Pick out each line in these entries that contains the string "with".
— BEGIN Data for this exercise —
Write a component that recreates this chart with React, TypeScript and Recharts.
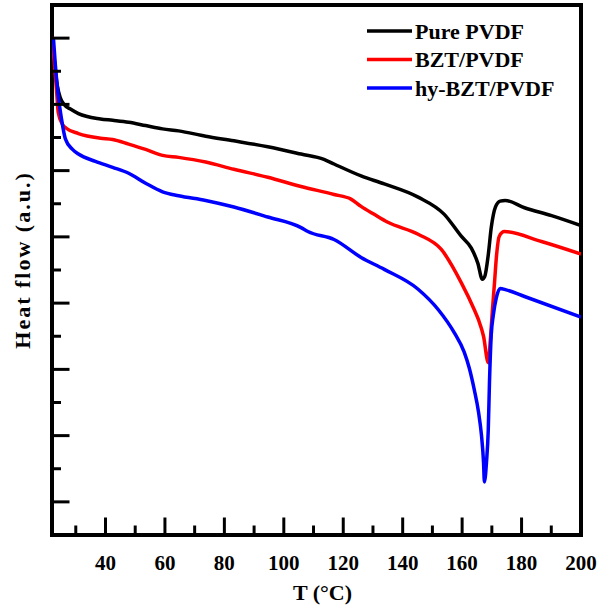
import React from 'react';
import { LineChart, Line, XAxis, YAxis, Legend, Label, ReferenceArea } from 'recharts';

const FONT = '"Liberation Serif", "Times New Roman", serif';

const seriesNames = ['Pure PVDF', 'BZT/PVDF', 'hy-BZT/PVDF'];
const seriesColors = ['#000000', '#ff0000', '#0000ff'];

const pureT = [22.1, 22.8, 23.8, 24.8, 26.2, 28.2, 30.9, 38.3, 42.4, 47.8, 53.5, 59.2, 64.6, 73.7, 83.2, 94.6, 105.8, 113.5, 116.9, 126.0, 133.8, 145.2, 154.0, 159.7, 163.1, 165.3, 166.8, 167.6, 168.8, 169.8, 171.2, 172.8, 174.5, 181.0, 190.1, 200];
const pureHF = [7.52, 7.16, 6.78, 6.6, 6.49, 6.43, 6.36, 6.28, 6.26, 6.23, 6.18, 6.13, 6.1, 6.02, 5.95, 5.86, 5.75, 5.67, 5.6, 5.42, 5.3, 5.1, 4.84, 4.51, 4.33, 4.1, 3.86, 3.9, 4.23, 4.64, 4.95, 5.04, 5.05, 4.94, 4.82, 4.67];

const bztT = [22.1, 22.8, 23.5, 24.1, 25.5, 26.8, 30.9, 38.3, 42.4, 47.8, 53.5, 59.2, 64.6, 73.7, 83.2, 94.6, 105.8, 116.9, 122.6, 126.0, 130.4, 135.0, 145.2, 153.0, 159.7, 164.1, 165.5, 167.2, 168.8, 169.5, 170.2, 170.9, 171.6, 172.5, 174.2, 186.7, 200];
const bztHF = [7.52, 7.11, 6.73, 6.38, 6.2, 6.14, 6.06, 5.99, 5.97, 5.9, 5.82, 5.73, 5.7, 5.63, 5.52, 5.4, 5.26, 5.14, 5.07, 4.96, 4.84, 4.72, 4.54, 4.31, 3.81, 3.4, 3.25, 3.0, 2.6, 2.95, 3.4, 3.81, 4.23, 4.51, 4.58, 4.43, 4.24];

const hyT = [22.5, 23.1, 24.1, 25.2, 26.5, 28.9, 30.9, 36.6, 42.4, 47.8, 53.5, 59.2, 64.6, 73.7, 83.2, 94.6, 105.8, 108.1, 116.9, 126.0, 133.8, 145.2, 152.0, 157.4, 160.7, 162.4, 164.1, 165.5, 166.5, 167.2, 167.5, 168.2, 168.8, 169.2, 169.8, 170.5, 171.5, 172.8, 174.8, 181.0, 200];
const hyHF = [7.49, 7.11, 6.63, 6.28, 5.98, 5.82, 5.75, 5.64, 5.55, 5.46, 5.31, 5.18, 5.12, 5.05, 4.95, 4.8, 4.64, 4.58, 4.46, 4.19, 4.01, 3.71, 3.4, 3.05, 2.76, 2.52, 2.19, 1.86, 1.51, 1.1, 0.8, 1.1, 1.59, 2.3, 3.02, 3.32, 3.58, 3.72, 3.7, 3.6, 3.29];

const xDomain = [22, 200];
const yDomain = [0, 8];
const xTicks = [30, 40, 50, 60, 70, 80, 90, 100, 110, 120, 130, 140, 150, 160, 170, 180, 190, 200];
const yTicks = [0.5, 1, 1.5, 2, 2.5, 3, 3.5, 4, 4.5, 5, 5.5, 6, 6.5, 7, 7.5];

const toRows = (t: number[], v: number[]) => t.map((x, i) => ({ t: x, hf: v[i] }));
const seriesData = [toRows(pureT, pureHF), toRows(bztT, bztHF), toRows(hyT, hyHF)];

function XTick(props: any) {
  const { x, y, payload } = props;
  const v = payload.value;
  const major = v % 20 === 0;
  return (
    <g>
      <line x1={x} x2={x} y1={y} y2={y - (major ? 17.5 : 9.5)} stroke="#000" strokeWidth={3} />
      {major && (
        <text x={x} y={y + 35} textAnchor="middle" fontFamily={FONT} fontWeight="bold" fontSize={21} fill="#000" stroke="none">
          {v}
        </text>
      )}
    </g>
  );
}

function YTick(props: any) {
  const { x, y, payload } = props;
  const v = payload.value;
  const major = Math.abs((v % 1) - 0.5) < 1e-6;
  return (
    <g>
      <line x1={x} x2={x + (major ? 17.5 : 9)} y1={y} y2={y} stroke="#000" strokeWidth={3} />
    </g>
  );
}

function LegendBox() {
  return (
    <svg width={597} height={110} style={{ display: 'block' }}>
      {seriesNames.map((name, i) => (
        <g key={name}>
          <line x1={367} x2={412} y1={31 + i * 28.5} y2={31 + i * 28.5} stroke={seriesColors[i]} strokeWidth={3.5} />
          <text x={415} y={38.5 + i * 28.5} fontFamily={FONT} fontWeight="bold" fontSize={22} fill="#000">
            {name}
          </text>
        </g>
      ))}
    </svg>
  );
}

export default function App() {
  return (
    <div style={{ position: 'absolute', left: 0, top: 0, width: 597, height: 610, background: '#fff' }}>
      <LineChart width={597} height={610} margin={{ top: 4, right: 15, bottom: 74, left: 51 }}>
        <XAxis
          dataKey="t"
          type="number"
          domain={xDomain}
          ticks={xTicks}
          interval={0}
          allowDataOverflow
          tick={(p: any) => <XTick {...p} />}
          tickLine={false}
          tickSize={0}
          tickMargin={0}
          height={1}
          axisLine={false}
        >
          <Label
            content={(p: any) => {
              const vb = p.viewBox;
              return (
                <text x={vb.x + vb.width / 2 + 6} y={vb.y + 65} textAnchor="middle" fontFamily={FONT} fontWeight="bold" fontSize={22} fill="#000">
                  T (°C)
                </text>
              );
            }}
          />
        </XAxis>
        <YAxis
          type="number"
          domain={yDomain}
          ticks={yTicks}
          interval={0}
          allowDataOverflow
          tick={(p: any) => <YTick {...p} />}
          tickLine={false}
          tickSize={0}
          tickMargin={0}
          width={1}
          axisLine={false}
        >
          <Label
            content={(p: any) => {
              const vb = p.viewBox;
              const cx = 30;
              const cy = vb.y + vb.height / 2 - 10;
              return (
                <text x={cx} y={cy} transform={`rotate(-90, ${cx}, ${cy})`} textAnchor="middle" fontFamily={FONT} fontWeight="bold" fontSize={22} letterSpacing={2} fill="#000">
                  Heat flow (a.u.)
                </text>
              );
            }}
          />
        </YAxis>
        <XAxis xAxisId="top" orientation="top" type="number" domain={xDomain} height={1} tick={false} tickLine={false} axisLine={false} />
        <YAxis yAxisId="right" orientation="right" type="number" domain={yDomain} width={1} tick={false} tickLine={false} axisLine={false} />
        <Legend
          verticalAlign="middle"
          wrapperStyle={{ position: 'absolute', left: 0, top: 0, width: 597, height: 110, pointerEvents: 'none' }}
          content={() => <LegendBox />}
        />
        {seriesNames.map((name, i) => (
          <Line
            key={name}
            name={name}
            data={seriesData[i]}
            dataKey="hf"
            type="monotone"
            stroke={seriesColors[i]}
            strokeWidth={3.5}
            dot={false}
            activeDot={false}
            isAnimationActive={false}
          />
        ))}
        <ReferenceArea
          x1={xDomain[0]}
          x2={xDomain[1]}
          y1={yDomain[0]}
          y2={yDomain[1]}
          fill="none"
          fillOpacity={0}
          stroke="#000"
          strokeWidth={4}
          strokeOpacity={1}
          ifOverflow="visible"
          style={{ strokeWidth: 4 }}
        />
      </LineChart>
    </div>
  );
}
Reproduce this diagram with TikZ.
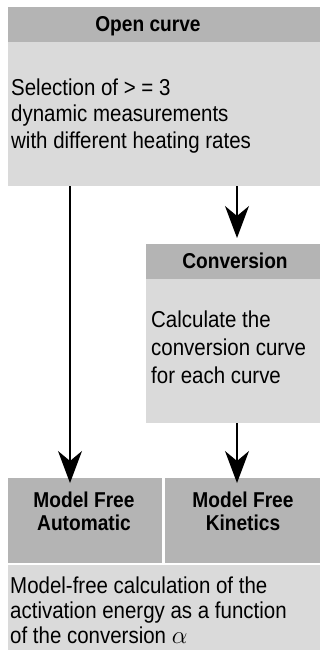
\documentclass[tikz,border=0pt]{standalone}
\usepackage{fontspec}
\setmainfont{Liberation Sans}[FakeStretch=0.89]
\usetikzlibrary{arrows.meta}
\definecolor{hdr}{RGB}{180,180,180}
\definecolor{bodyc}{RGB}{218,218,218}
\begin{document}
\begin{tikzpicture}[x=1pt,y=-1pt,
  darkbox/.style={fill=hdr, draw=none, inner sep=0pt, anchor=north west},
  lightbox/.style={fill=bodyc, draw=none, inner sep=0pt, anchor=north west},
  titletext/.style={font=\bfseries\fontsize{21.5}{23}\selectfont, align=center, inner sep=0pt, anchor=base},
  bodytext/.style={font=\fontsize{23}{26.5}\selectfont, align=left, inner sep=0pt, anchor=base west},
  arr/.style={line width=1.3pt, -{Stealth[length=32pt,width=24pt,inset=10pt]}}]
\useasboundingbox (0,0) rectangle (320,650);
% Open curve
\node[darkbox, minimum width=312pt, minimum height=35pt] (ochead) at (8,7) {};
\node[titletext] (octitle) at (148,32) {Open curve};
\node[lightbox, minimum width=312pt, minimum height=144pt] (ocbody) at (8,42) {};
\node[bodytext] (octext) at (11,148)
  {Selection of > = 3\\dynamic measurements\\with different heating rates};
% Conversion
\node[darkbox, minimum width=174pt, minimum height=35pt] (cvhead) at (146,244) {};
\node[titletext] (cvtitle) at (235,268) {Conversion};
\node[lightbox, minimum width=174pt, minimum height=144pt] (cvbody) at (146,279) {};
\node[bodytext, font=\fontsize{23}{28}\selectfont] (cvtext) at (151,383)
  {Calculate the\\conversion curve\\for each curve};
% Model free boxes
\node[darkbox, minimum width=154pt, minimum height=85pt] (mfa) at (8,478) {};
\node[titletext] (mfatext) at (84,530) {Model Free\\Automatic};
\node[darkbox, minimum width=155pt, minimum height=85pt] (mfk) at (165,478) {};
\node[titletext] (mfktext) at (243,530) {Model Free\\Kinetics};
% Result box
\node[lightbox, minimum width=312pt, minimum height=85pt] (res) at (8,565) {};
\node[bodytext, font=\fontsize{23}{25}\selectfont] (restext) at (10,643)
  {Model-free calculation of the\\activation energy as a function\\of the conversion $\alpha$};
% arrows
\coordinate (xl) at (70,0);
\coordinate (xr) at (237,0);
\draw[arr] (ocbody.south -| xl) -- ([yshift=-5pt]mfa.north -| xl);
\draw[arr] (ocbody.south -| xr) -- ([yshift=6pt]cvhead.north -| xr);
\draw[arr] (cvbody.south -| xr) -- ([yshift=-5pt]mfk.north -| xr);
\end{tikzpicture}
\end{document}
— END Data for this exercise —
**Task result:**
Write a component that recreates this chart with React, TypeScript and Recharts.
Reproduce this diagram with TikZ.
  {Selection of > = 3\\dynamic measurements\\with different heating rates};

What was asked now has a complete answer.